To initiate an IgE-immune response to a small drug-like a beta-lactam, a complex interplay of antigen-presenting cells (APC), T cells and B cells takes place (1,7). Neither the drug itself (too small) or the protein (often a self protein, to which tolerance exists) elicit a reaction. It is the novel hapten-protein adduct, which represents the antigen, which stimulates B- and T cells. For T-cell stimulation, the hapten-protein adduct is processed inside APC into smaller peptides and then presented on HLA. These immunogenic peptides keep the drug bound to the amino-acid only if the bonds between peptide and drug are covalent and stable.
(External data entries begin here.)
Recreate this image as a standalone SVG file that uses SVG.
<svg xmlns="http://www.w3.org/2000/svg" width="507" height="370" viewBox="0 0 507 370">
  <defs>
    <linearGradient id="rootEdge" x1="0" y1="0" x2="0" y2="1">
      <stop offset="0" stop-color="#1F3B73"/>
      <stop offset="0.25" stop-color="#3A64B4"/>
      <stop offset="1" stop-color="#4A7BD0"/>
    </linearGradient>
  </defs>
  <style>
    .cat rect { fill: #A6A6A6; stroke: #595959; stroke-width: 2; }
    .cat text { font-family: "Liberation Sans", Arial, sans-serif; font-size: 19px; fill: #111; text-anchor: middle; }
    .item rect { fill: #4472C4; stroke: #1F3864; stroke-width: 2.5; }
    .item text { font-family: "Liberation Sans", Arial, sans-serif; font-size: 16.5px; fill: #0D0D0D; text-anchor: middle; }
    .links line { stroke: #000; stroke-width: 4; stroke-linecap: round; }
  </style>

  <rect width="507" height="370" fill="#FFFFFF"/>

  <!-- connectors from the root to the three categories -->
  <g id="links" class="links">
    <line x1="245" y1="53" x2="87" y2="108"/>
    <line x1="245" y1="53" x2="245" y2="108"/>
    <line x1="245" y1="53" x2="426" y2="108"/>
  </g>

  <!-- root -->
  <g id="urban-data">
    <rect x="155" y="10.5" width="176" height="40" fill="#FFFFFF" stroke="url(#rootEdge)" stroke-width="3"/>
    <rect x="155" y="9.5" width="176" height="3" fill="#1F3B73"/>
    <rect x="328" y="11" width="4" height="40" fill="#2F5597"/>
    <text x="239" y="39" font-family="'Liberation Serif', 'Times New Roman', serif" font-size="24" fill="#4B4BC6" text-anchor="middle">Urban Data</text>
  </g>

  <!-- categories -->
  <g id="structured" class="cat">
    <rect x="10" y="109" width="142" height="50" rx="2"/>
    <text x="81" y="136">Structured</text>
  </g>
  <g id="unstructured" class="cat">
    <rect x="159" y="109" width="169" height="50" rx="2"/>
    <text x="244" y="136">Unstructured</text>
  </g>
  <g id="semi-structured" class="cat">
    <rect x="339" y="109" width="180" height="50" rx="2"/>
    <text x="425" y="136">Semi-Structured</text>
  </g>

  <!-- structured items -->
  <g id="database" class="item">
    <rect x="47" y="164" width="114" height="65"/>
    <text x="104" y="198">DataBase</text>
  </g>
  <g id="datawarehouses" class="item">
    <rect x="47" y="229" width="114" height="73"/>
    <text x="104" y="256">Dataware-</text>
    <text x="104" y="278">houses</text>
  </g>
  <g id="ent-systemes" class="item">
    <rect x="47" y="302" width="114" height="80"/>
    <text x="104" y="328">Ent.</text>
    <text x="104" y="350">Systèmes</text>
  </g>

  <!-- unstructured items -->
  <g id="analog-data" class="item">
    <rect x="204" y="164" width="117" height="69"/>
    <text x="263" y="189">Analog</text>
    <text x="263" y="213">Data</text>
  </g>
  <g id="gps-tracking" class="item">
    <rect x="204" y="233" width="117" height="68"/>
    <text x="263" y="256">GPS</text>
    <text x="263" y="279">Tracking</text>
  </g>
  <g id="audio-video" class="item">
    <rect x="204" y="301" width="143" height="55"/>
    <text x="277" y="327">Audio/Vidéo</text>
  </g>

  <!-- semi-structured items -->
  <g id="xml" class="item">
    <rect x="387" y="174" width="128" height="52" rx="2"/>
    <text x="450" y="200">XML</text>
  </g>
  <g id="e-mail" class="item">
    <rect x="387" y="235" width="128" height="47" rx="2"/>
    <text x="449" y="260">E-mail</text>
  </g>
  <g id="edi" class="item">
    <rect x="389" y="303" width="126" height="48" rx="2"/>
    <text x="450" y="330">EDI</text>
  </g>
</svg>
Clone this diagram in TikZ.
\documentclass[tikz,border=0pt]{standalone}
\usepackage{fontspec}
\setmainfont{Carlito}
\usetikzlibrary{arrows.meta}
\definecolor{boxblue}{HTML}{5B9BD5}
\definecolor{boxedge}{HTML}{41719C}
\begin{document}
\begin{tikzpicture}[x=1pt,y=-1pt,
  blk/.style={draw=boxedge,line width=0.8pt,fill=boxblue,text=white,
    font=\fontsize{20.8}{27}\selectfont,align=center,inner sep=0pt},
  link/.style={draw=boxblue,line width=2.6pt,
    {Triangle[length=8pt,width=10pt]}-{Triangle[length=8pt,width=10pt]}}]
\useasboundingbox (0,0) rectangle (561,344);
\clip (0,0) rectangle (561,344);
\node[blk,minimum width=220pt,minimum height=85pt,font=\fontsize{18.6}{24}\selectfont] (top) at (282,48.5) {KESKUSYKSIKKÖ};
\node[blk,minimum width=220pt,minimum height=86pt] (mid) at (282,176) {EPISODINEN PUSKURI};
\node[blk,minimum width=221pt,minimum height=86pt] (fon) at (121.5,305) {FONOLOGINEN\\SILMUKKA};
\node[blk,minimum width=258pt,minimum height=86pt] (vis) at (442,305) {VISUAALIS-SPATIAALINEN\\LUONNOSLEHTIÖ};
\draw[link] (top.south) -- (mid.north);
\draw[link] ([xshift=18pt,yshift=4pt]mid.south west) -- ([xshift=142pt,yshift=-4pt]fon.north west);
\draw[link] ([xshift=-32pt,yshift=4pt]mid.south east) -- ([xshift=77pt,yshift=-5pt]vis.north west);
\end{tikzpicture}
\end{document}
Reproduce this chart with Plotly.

For instance, amoxicilloyl- albumin is taken up by dendritic cells (DC) and/or B-cells acting as APCs. This hapten-protein adduct is processed inside the APC to peptides. Due to the covalent link between the hapten and protein/peptide, the peptides resulting from processing and presented to T cells still carry the amoxicilloyl group. A non-covalent bond between drug and protein would be disrupted by intracellular processing. This presentation of new (drug- modified) peptides stimulates T-cells, which secrete IL-4/IL-13 to provide help for B-cell maturation into IgE-producing plasma cells. The secreted specific IgE binds immediately to the high affinity Fc-receptor for IgE (FcεRI) on mast cells (MC) and basophils the individual is sensitized (figure 3). But even if therapy is continued, no symptoms appear.